Là, plusieurs pièces sont consacrées à la captivité de l‘Empereur : souvenirs du voyage vers Ste-Hélène ; meubles et objets provenant de sa résidence de Longwood, parmi lesquels un bel échiquier, un lit de camp, un grand paravent chinois, un banc du jardin, des fauteuils de jonc, de la vaisselle, les derniers vêtements, des vases sacrés, etc... On y voit également le masque mortuaire pris par le médecin Antommacki, et offert à l’épouse du Maréchal Bertrand, un fidèle de l‘Empereur.
– une salle est dédiée au retour des cendres de l‘Empereur, représenté dans le tableau de Philippoteaux, et des vues du Cortège sur le chemin des Invalide s.
– une autre salle contient les souvenirs et les meubles de Louis Marchand, premier valet de chambre de l‘Empereur à Ste-Hélène.

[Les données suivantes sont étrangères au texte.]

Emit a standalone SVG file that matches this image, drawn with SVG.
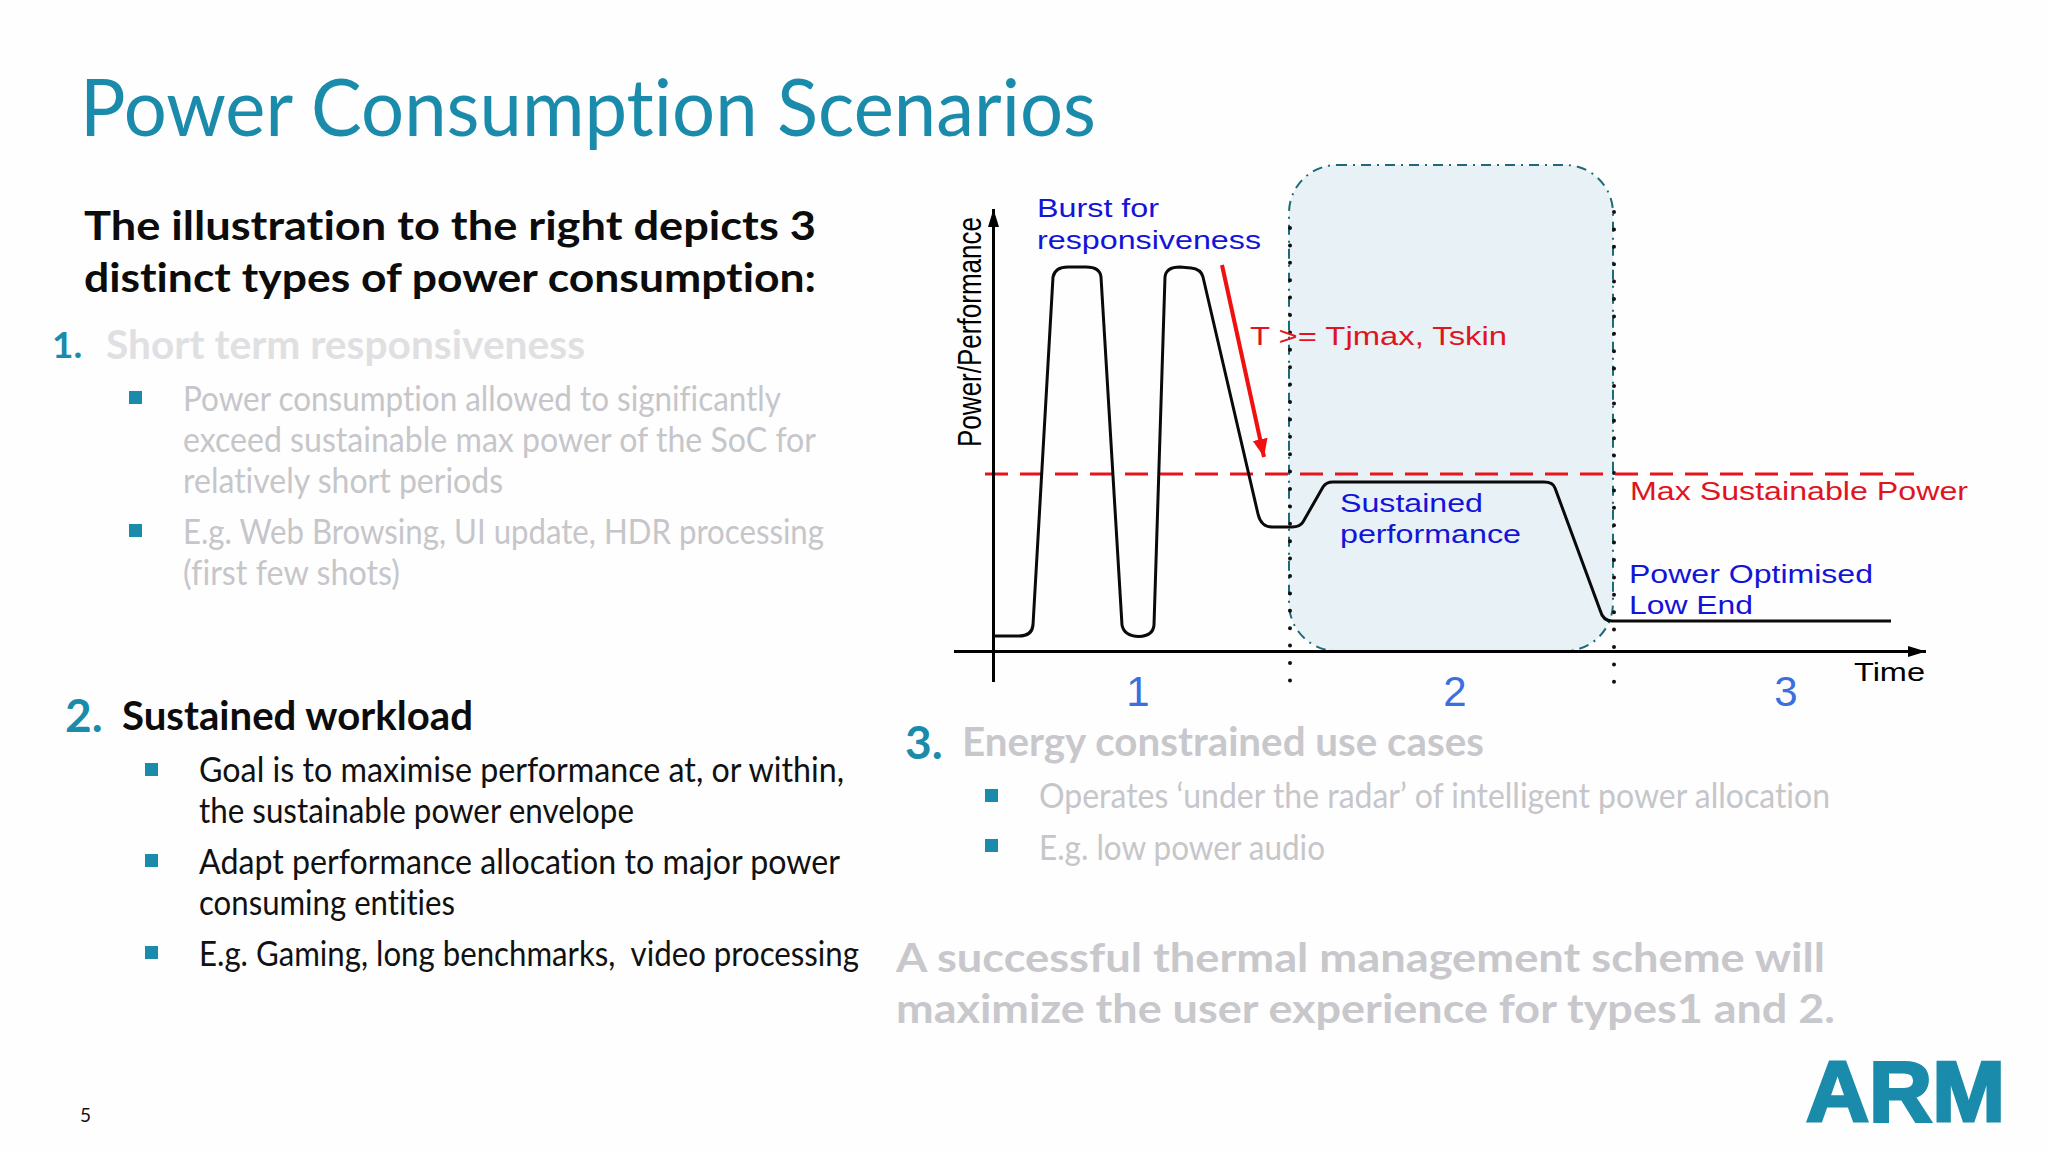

– enfin deux salles évoquent la légende napoléonienne par des collections de sculptures, peintures, gravures et par des vitrines montrant de nombreux objets utilisés par Napoléon, de même quelques–unes des photographies d‘acteurs ou d‘actrices ayant incarné les rôle s de l’Empereur ou du duc de Reichstadt.
Retour
La visite étant terminée, allons-nous devoir faire en sens in verse, et toujours à pied, le chemin qui nous sépare du car.
C’est bien en tout cas ce qui est prévu…
Eh bien non, car Mme Eymar, prenant ses jambes à son cou, est allé chercher le car qui nous a pris à la grille de Bois-Préau ...
A la satisfaction générale, nous voilà bien vite rendus à Garches.
Si certains d‘entre nous ont malgré tout senti leurs jambes un peu lourdes, ils sûrement pas regretté leur effort. Car nous avons maintenant tant de souvenirs de la Malmaison que nous pouvons rêver de ce « Trianon du Consulat » où la vie de Joséphine et de Bonaparte a du être si pleine de charme et de joies, avant que des nuages viennent obscurcir leurs jours.